Huron Perth Public health is urging people to take precautions to prevent exposure, and to call public health if there has been contact with a bat.

“If you are bitten or scratched by a bat, or if infectious material (such as saliva) from a bat gets into your eyes, nose, or a wound, wash the affected area thoroughly and seek immediate medical attention,” said Public Health Inspector Patrick Landry. “If you awaken to find a bat in your room, a child’s room, or the room of another household member, call HPPH.”

Overall, one to three per cent of Ontario’s bat population is infected with rabies, which is a viral disease that is fatal to humans

If an exposure occurs, and the bat is available, public health will test the animal.

All cats, dogs, and ferrets over three months of age are required to be vaccinated for rabies in Ontario.

People should not feed or touch wild, stray, or unknown animals, and should avoid animals that appear sick or are acting strange.

Never trap wild animals or keep them as pets, and do not leave food out.

Residents can also bat proof homes and cottages by ensuring doors are tightly closed when going outside and coming back indoors.

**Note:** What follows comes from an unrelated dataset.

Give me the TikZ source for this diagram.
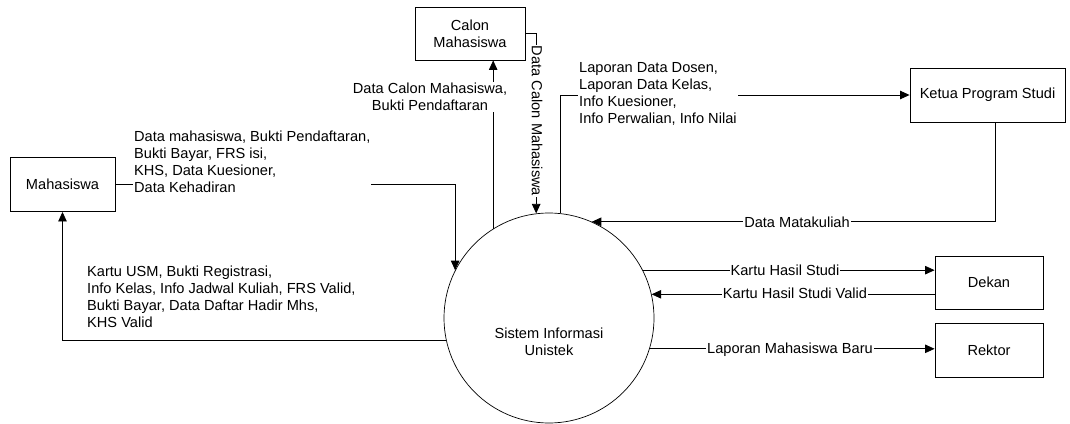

It’s a good idea to tighten screens, cap the chimney, place draft guards under doors leading to the attic and outside, and fill plumbing fixture holes with steel wool or caulk. In fact, homeowners should caulk holes in the exterior, even those as small as one-quarter to one-half inch in diameter.

Bats remain active until cooler weather arrives. They generally begin to hibernate around November.